Around the world, food prices remain high this year, it says, with dangerous escalations in local markets across the famine-stricken Horn of Africa, including Ethiopia and Kenya as well as Somalia. The rapidly rising prices in East Africa have already sparked a wave of street protests and political unrest in countries such as Uganda and Kenya.

Prices for staples such as maize are also increasing sharply in Central and South America, in countries such as Colombia, Honduras, Guatemala and the Dominican Republic, the report says. But it singled out the Horn of Africa for most of its concern.

"Nowhere are high food prices, poverty and instability combining to produce tragic suffering more than in the Horn of Africa," World Bank president Robert Zoellick said in a statement Monday.

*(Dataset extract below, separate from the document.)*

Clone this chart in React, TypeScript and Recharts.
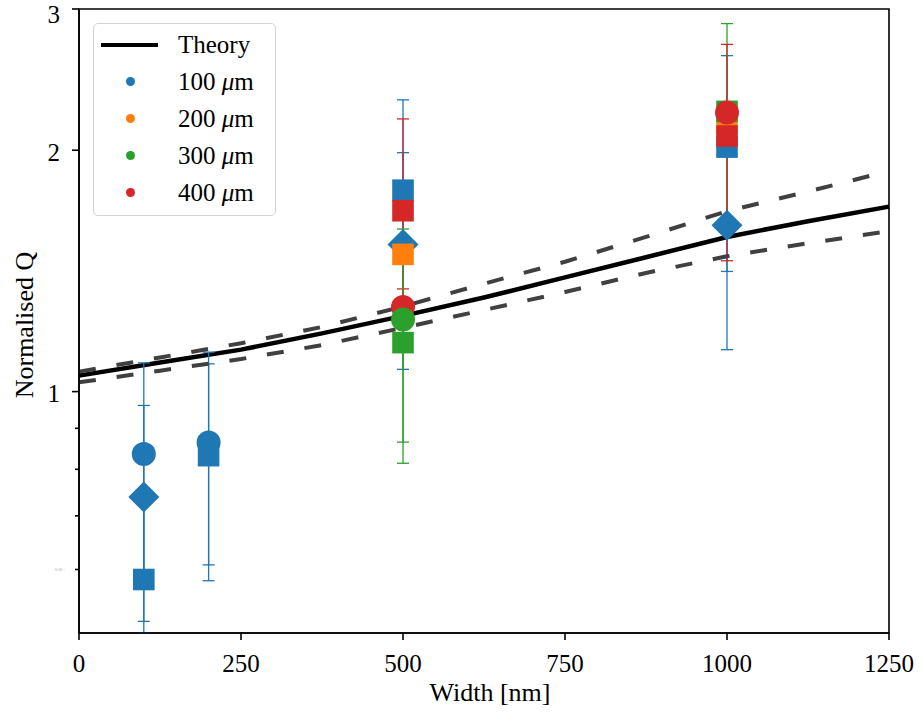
import React from "react";
import {
  ComposedChart,
  Line,
  Scatter,
  XAxis,
  YAxis,
  ErrorBar,
  ReferenceArea,
} from "recharts";

const FONT = '"Liberation Serif", "DejaVu Serif", serif';

// measured widths (nm)
const widthsNm = [100, 200, 500, 1000];

// normalised Q and error per fibre diameter / marker (null = no point)
// an error given as [low, high] is asymmetric
const q100Circle = [0.836, 0.864, null, null];
const e100Circle = [0.25, 0.256, null, null];
const q100Diamond = [0.739, null, 1.526, 1.612];
const e100Diamond = [0.222, null, 0.46, 0.484];
const q100Square = [0.583, 0.832, 1.783, 2.018];
const e100Square: any[] = [[0.083, 0.15], 0.251, 0.528, 0.606];
const q200Square = [null, null, 1.483, 2.16];
const e200Square = [null, null, 0.04, 0.05];
const q300Circle = [null, null, 1.23, null];
const e300Circle = [null, null, 0.365, null];
const q300Square = [null, null, 1.151, 2.236];
const e300Square = [null, null, 0.337, 0.641];
const q400Circle = [null, null, 1.275, 2.228];
const e400Circle = [null, null, 0.068, 0.05];
const q400Square = [null, null, 1.681, 2.083];
const e400Square = [null, null, 0.507, 0.627];

// theory curve and its bounds
const theoryWidth = [0, 125, 250, 375, 500, 625, 750, 875, 1000, 1125, 1250];
const theoryQ = [1.047, 1.087, 1.128, 1.182, 1.243, 1.31, 1.388, 1.471, 1.559, 1.631, 1.701];
const theoryUpper = [1.059, 1.103, 1.149, 1.204, 1.277, 1.363, 1.452, 1.559, 1.679, 1.776, 1.884];
const theoryLower = [1.027, 1.062, 1.098, 1.143, 1.201, 1.264, 1.331, 1.406, 1.475, 1.531, 1.585];

const xTicks = [0, 250, 500, 750, 1000, 1250];
const yTicks = [0.6, 0.7, 0.8, 0.9, 1, 2, 3];
const yMajor = [1, 2, 3];

const legendItems = [
  { label: "100", color: "#1f77b4" },
  { label: "200", color: "#ff7f0e" },
  { label: "300", color: "#2ca02c" },
  { label: "400", color: "#d62728" },
];

const BLUE = "#1f77b4";
const ORANGE = "#ff7f0e";
const GREEN = "#2ca02c";
const RED = "#d62728";

function points(q: (number | null)[], e: any[]) {
  return widthsNm
    .map((w, i) => ({ w, q: q[i], err: e[i] }))
    .filter((p) => p.q !== null);
}

function curve(q: number[]) {
  return theoryWidth.map((w, i) => ({ w, q: q[i] }));
}

const circleShape = (p: any) => <circle cx={p.cx} cy={p.cy} r={12} fill={p.fill} />;
const squareShape = (p: any) => (
  <rect x={p.cx - 10.8} y={p.cy - 10.8} width={21.6} height={21.6} fill={p.fill} />
);
const diamondShape = (p: any) => (
  <path
    d={`M${p.cx},${p.cy - 15.5}L${p.cx + 15.5},${p.cy}L${p.cx},${p.cy + 15.5}L${p.cx - 15.5},${p.cy}Z`}
    fill={p.fill}
  />
);

function YTick(props: any) {
  const { x, y, payload } = props;
  const v = payload.value;
  const major = yMajor.includes(v);
  const axisX = x + 12 + 7;
  return (
    <g>
      <line x1={axisX - (major ? 7 : 4)} x2={axisX} y1={y} y2={y} stroke="#000" strokeWidth={1.6} />
      {major && (
        <text
          x={x}
          y={y}
          dy={v === 3 ? "0.54em" : "0.42em"}
          textAnchor="end"
          fontFamily={FONT}
          fontSize={25}
          fill="#000"
        >
          {v}
        </text>
      )}
      {v === 0.6 && (
        <text x={axisX - 14} y={y} dy="0.35em" textAnchor="end" fontFamily={FONT} fontSize={3.5} fill="#999">
          6×10⁻¹
        </text>
      )}
    </g>
  );
}

function series(q: (number | null)[], e: any[], color: string, shape: any) {
  return (
    <Scatter data={points(q, e)} fill={color} shape={shape} isAnimationActive={false}>
      <ErrorBar dataKey="err" direction="y" width={6} stroke={color} strokeWidth={1.3} />
    </Scatter>
  );
}

export default function App() {
  return (
    <div style={{ position: "absolute", left: 0, top: 0, width: 923, height: 718, background: "#fff" }}>
      <ComposedChart width={923} height={718} margin={{ top: 9, right: 34, bottom: 0, left: 0 }}>
        <XAxis
          dataKey="w"
          type="number"
          domain={[0, 1250]}
          ticks={xTicks}
          interval={0}
          height={85}
          tickSize={7}
          tickMargin={14}
          axisLine={{ stroke: "#000", strokeWidth: 1.6 }}
          tickLine={{ stroke: "#000", strokeWidth: 1.6 }}
          tick={{ fill: "#000", fontSize: 25, fontFamily: FONT }}
          label={{
            content: (p: any) => (
              <text
                x={p.viewBox.x + p.viewBox.width / 2 + 6}
                y={p.viewBox.y + 68}
                textAnchor="middle"
                fontFamily={FONT}
                fontSize={26}
                fill="#000"
              >
                Width [nm]
              </text>
            ),
          }}
        />
        <YAxis
          dataKey="q"
          type="number"
          scale="log"
          domain={[0.5, 3]}
          allowDataOverflow
          ticks={yTicks}
          interval={0}
          width={79}
          tickSize={7}
          tickMargin={12}
          tickLine={false}
          axisLine={{ stroke: "#000", strokeWidth: 1.6 }}
          tick={<YTick />}
          label={{
            content: () => (
              <text
                x={33}
                y={325}
                transform="rotate(-90, 33, 325)"
                textAnchor="middle"
                fontFamily={FONT}
                fontSize={26}
                fill="#000"
              >
                Normalised Q
              </text>
            ),
          }}
        />
        <Line
          data={curve(theoryQ)}
          dataKey="q"
          stroke="#000"
          strokeWidth={4.5}
          dot={false}
          activeDot={false}
          isAnimationActive={false}
        />
        {series(q100Diamond, e100Diamond, BLUE, diamondShape)}
        {series(q100Square, e100Square, BLUE, squareShape)}
        {series(q200Square, e200Square, ORANGE, squareShape)}
        {series(q300Square, e300Square, GREEN, squareShape)}
        {series(q400Square, e400Square, RED, squareShape)}
        {series(q100Circle, e100Circle, BLUE, circleShape)}
        {series(q400Circle, e400Circle, RED, circleShape)}
        {series(q300Circle, e300Circle, GREEN, circleShape)}
        <Line
          data={curve(theoryUpper)}
          dataKey="q"
          stroke="#404040"
          strokeWidth={4}
          strokeDasharray="17 21"
          dot={false}
          activeDot={false}
          isAnimationActive={false}
        />
        <Line
          data={curve(theoryLower)}
          dataKey="q"
          stroke="#404040"
          strokeWidth={4}
          strokeDasharray="17 21"
          dot={false}
          activeDot={false}
          isAnimationActive={false}
        />
        <ReferenceArea
          x1={0}
          x2={1250}
          y1={0.5}
          y2={3}
          fill="none"
          stroke="#000"
          strokeWidth={1.6}
          ifOverflow="visible"
        />
      </ComposedChart>
      <div
        style={{
          position: "absolute",
          left: 93,
          top: 23,
          width: 183,
          height: 193,
          boxSizing: "border-box",
          border: "1.5px solid #d3d3d3",
          borderRadius: 5,
          background: "rgba(255,255,255,0.8)",
          fontFamily: FONT,
          fontSize: 25,
          color: "#000",
        }}
      >
        <div style={{ position: "absolute", top: 2, left: 0, height: 37, width: "100%" }}>
          <div style={{ position: "absolute", left: 7, top: 17, width: 57, height: 4, background: "#000" }} />
          <div style={{ position: "absolute", left: 84, top: 0, lineHeight: "37px" }}>Theory</div>
        </div>
        {legendItems.map((it, i) => (
          <div key={it.label} style={{ position: "absolute", top: 39 + i * 37, left: 0, height: 37, width: "100%" }}>
            <div
              style={{
                position: "absolute",
                left: 32,
                top: 14,
                width: 9,
                height: 9,
                borderRadius: "50%",
                background: it.color,
              }}
            />
            <div style={{ position: "absolute", left: 84, top: 0, lineHeight: "37px", whiteSpace: "nowrap" }}>
              {it.label} <span style={{ fontStyle: "italic" }}>μ</span>m
            </div>
          </div>
        ))}
      </div>
    </div>
  );
}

While global food prices in July were down slightly from their latest spike in February, they remained 33 per cent higher than a year ago, and close to their 2008 peak, with global food stocks still "alarmingly low," the report said. Food production has become more expensive because of a 45 per cent rise in crude oil prices and a 67 per cent rise in fertilizer prices.

The global price of maize, an essential food staple in many countries, has climbed by 84 per cent in the past year – including increases of more than 100 per cent in East African cities such as Kampala, Mogadishu and Kigali.

"Persistently high food prices and low food stocks indicate that we're still in the danger zone, with the most vulnerable people the least able to cope," Mr. Zoellick said. "Vigilance is vital given the uncertainties and volatility that exist today. There is no cushion."

The dramatic rise in food prices over the past year have already meant that an additional 44 million people have been thrown into poverty in developing countries, according to estimates released in February.

In Somalia, the famine has killed more than 29,000 children in the past three months, and a further 640,000 children are acutely malnourished, the United Nations says.

A report on Monday by the Associated Press revealed that market vendors in Mogadishu are illicitly selling thousands of sacks of food aid that were intended for Somali famine victims. As much as half of all aid deliveries are being stolen and sold in the market by unscrupulous businessmen, a government official told the AP.

The UN's food agency, the World Food Program, said it is investigating the report of stolen aid, but it said it cannot suspend the flow of aid shipments to Somalia while the investigation is under way because of the scale of the famine.

Humanitarian supply lines in Somalia are "highly vulnerable to looting, attack and diversion by armed groups," the agency said in a statement on Monday.

"WFP condemns all parties who would use the desperation of the hungry in Somalia to block, attack, or divert live-saving humanitarian supplies for their own benefit," the agency said.

"WFP could consider suspending distributions while the investigations take place, but doing that in Somalia right now would lead to many unnecessary deaths. The scale and intensity of the humanitarian crisis simply does not allow for a suspension of food assistance."